What is there left for Epicurus to tell us about friendship? Not very much, it might seem, except that for Aristotle friendship was the stepping-stone to political life, while for the Epicureans politics were the destruction of friendship. 'They fled from the polis,' says Plutarch, 'because they held it to be the ruin and confusion of blessedness.' (Life of Pyrrhus, xx.) Philodemus, the head of the Garden at Naples, explains why:
If a man were to undertake a systematic enquiry to find out what is most destructive of friendship and most productive of enmity, he would find it in the regime of the polis. Witness the envy felt for those who compete for its prizes. Witness the rivalry that necessarily springs up between the competitors. Witness the division of opinion that accompanies the introduction of fresh legislation and the deliberate organization of faction fights which set not only individuals but whole peoples by the ears. (Sudhaus, Volumina Rhetorica ii, 158-9.)
Nor do we lack direct evidence in his own words of what Epicurus thought about Aristotle's political writings. The nub of Epicurus's complaint is that at the end of his life Aristotle deserted philosophy for political theory, and thus he became (writes Epicurus, in words that plainly survive in a very damaged manuscript) 'a more damaging adversary of the blessed and wholesome life than those who actively engage in politics.' (Sudhaus, Volumina Rhetorica, ii, 56-64.) The astonishing thing is that so uncompromising a creed should have met with wide success. 'Friendship,' cried Epicurus, 'goes dancing round the world bidding us all awake and pass on the salutation of blessedness.' (VF, iii.)

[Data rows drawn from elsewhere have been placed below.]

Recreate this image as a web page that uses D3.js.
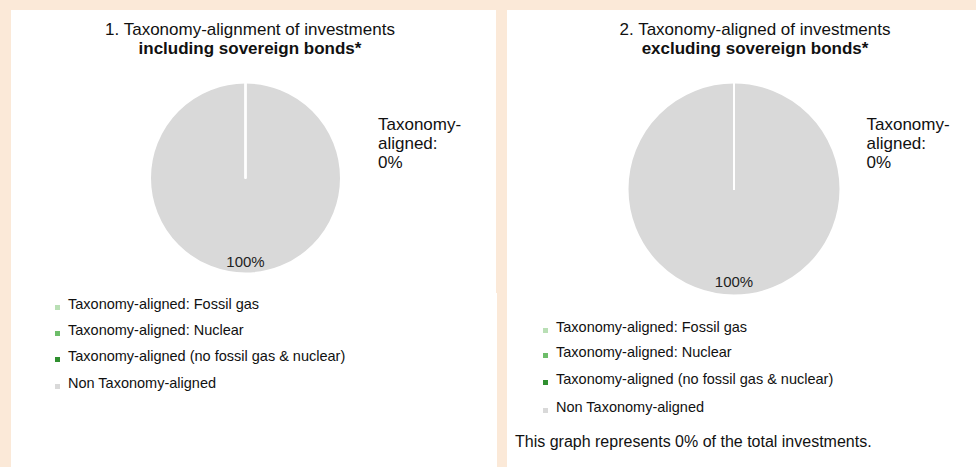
<!DOCTYPE html>
<html>
<head>
<meta charset="utf-8">
<script src="https://cdn.jsdelivr.net/npm/d3@7"></script>
<style>
  html, body { margin: 0; padding: 0; background: #fbe9d8; }
  svg { display: block; font-family: Arial, "Liberation Sans", sans-serif; }
</style>
</head>
<body>
<div id="chart"></div>
<script>
// Catégories de la légende (ordre des tranches)
const categories = [
    "Taxonomy-aligned: Fossil gas",
    "Taxonomy-aligned: Nuclear",
    "Taxonomy-aligned (no fossil gas & nuclear)",
    "Non Taxonomy-aligned"
];
const palette = ["#b9dfb5", "#6dbd69", "#2f8f2f", "#d9d9d9"];

// Valeurs (%) par graphique
const valuesInclSovereign = [0, 0, 0, 100];
const valuesExclSovereign = [0, 0, 0, 100];

const titlesLine1 = ["1. Taxonomy-alignment of investments", "2. Taxonomy-aligned of investments"];
const titlesLine2 = ["including sovereign bonds*", "excluding sovereign bonds*"];
const footNote = "This graph represents 0% of the total investments.";

const W = 976, H = 467;
const color = d3.scaleOrdinal().domain(categories).range(palette);

const svg = d3.select("#chart").append("svg")
    .attr("width", W)
    .attr("height", H);

svg.append("rect").attr("width", W).attr("height", H).attr("fill", "#fbe9d8");

// panneaux blancs
const panels = [
    { x: 11, y: 10, w: 485, h: 457, cx: 245.5, cy: 178, r: 95.5, legX: 55, legY: [305, 331, 357, 384], values: valuesInclSovereign },
    { x: 507, y: 10, w: 469, h: 457, cx: 734, cy: 189, r: 106.5, legX: 543, legY: [328, 353, 380, 408], values: valuesExclSovereign }
];

svg.append("rect").attr("x", 496).attr("y", 293).attr("width", 1).attr("height", H - 293).attr("fill", "#fff");

const pie = d3.pie().sort(null).value(d => d.value);

panels.forEach((p, i) => {
    svg.append("rect")
        .attr("x", p.x).attr("y", p.y)
        .attr("width", p.w).attr("height", p.h)
        .attr("fill", "#fff");

    const midX = p.x + (i === 0 ? 239 : 248);

    // --- TITRE ---
    const title = svg.append("text")
        .attr("text-anchor", "middle")
        .style("font-size", "17px")
        .attr("fill", "#111");
    title.append("tspan").attr("x", midX).attr("y", 34.5).text(titlesLine1[i]);
    title.append("tspan").attr("x", midX).attr("y", 53.5)
        .style("font-weight", "bold").text(titlesLine2[i]);

    // --- CAMEMBERT ---
    const data = categories.map((c, k) => ({ cat: c, value: p.values[k] }));
    const arcs = pie(data);
    const arc = d3.arc().innerRadius(0).outerRadius(p.r);
    const labelArc = d3.arc().innerRadius(p.r * 0.875).outerRadius(p.r * 0.875);

    const g = svg.append("g").attr("transform", `translate(${p.cx},${p.cy})`);

    // les tranches nulles sont dessinées en dernier (trait blanc visible)
    g.selectAll("path")
        .data(arcs.slice().reverse())
        .enter()
        .append("path")
        .attr("d", arc)
        .attr("fill", d => color(d.data.cat))
        .attr("stroke", "#fff")
        .attr("stroke-width", 2)
        .attr("stroke-linejoin", "round");

    g.selectAll(".lbl")
        .data(arcs.filter(d => d.data.value > 0))
        .enter()
        .append("text")
        .attr("class", "lbl")
        .attr("transform", d => `translate(${labelArc.centroid(d)})`)
        .attr("dy", "0.35em")
        .attr("text-anchor", "middle")
        .style("font-size", "15px")
        .attr("fill", "#222")
        .text(d => d.data.value + "%");

    // libellé externe des parts alignées
    const aligned = d3.sum(p.values.slice(0, 3));
    const ext = svg.append("text")
        .style("font-size", "17px")
        .attr("fill", "#111");
    ["Taxonomy-", "aligned:", aligned + "%"].forEach((t, k) => {
        ext.append("tspan").attr("x", p.cx + 132.5).attr("y", 130 + k * 19).text(t);
    });

    // --- LÉGENDE ---
    const leg = svg.append("g");
    categories.forEach((c, k) => {
        leg.append("rect")
            .attr("x", p.legX).attr("y", p.legY[k])
            .attr("width", 5).attr("height", 5)
            .attr("fill", color(c));
        leg.append("text")
            .attr("x", p.legX + 13)
            .attr("y", p.legY[k] + 4)
            .style("font-size", "14.5px")
            .attr("fill", "#111")
            .text(c);
    });
});

svg.append("text")
    .attr("x", 515).attr("y", 447)
    .style("font-size", "16px")
    .attr("fill", "#111")
    .text(footNote);
</script>
</body>
</html>
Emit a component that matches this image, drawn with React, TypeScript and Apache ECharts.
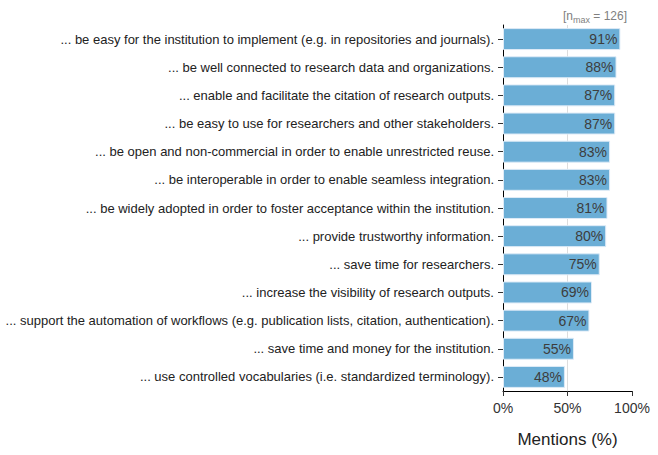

It is not easy to understand the appeal of the Epicurean gospel of friendship unless we remember that it was addressed to a very sick society. For a gospel it was, as well as a severe intellectual discipline for those who were capable of such mental exertion. In one of the writings of William Tyndale we read, 'Evangelion (that we call the gospel) is a Greek word; and signifieth good, merry, glad and joyful tidings, that maketh a man's heart glad, and maketh him sing, dance, and leap for joy.' Epicurus, too, was an evangelist and thought of himself as such, as did also his disciples. The mood of disillusionment with politics was not to last for ever, but it lasted a long time. More than two hundred years later Lucretius was celebrating the man who set friendship above politics in these terms:
Who can avail by might of mind to build a song to match the majesty of truth and these discoveries? Who has such skill in speech that he can fashion praises to match the deserts of him who has left us such treasures, conceived and won by his genius? It is beyond the skill of mortal man. For if we are to speak as befits the majesty of the truth now known to us, then we must say that he was a god, a god I say, who first disclosed that principle of life we now call wisdom, and who by his skill rescued us from the seas that engulfed us and the thick darkness and brought us into still waters and a clear light. (On the Nature of Things, v, 1-11.)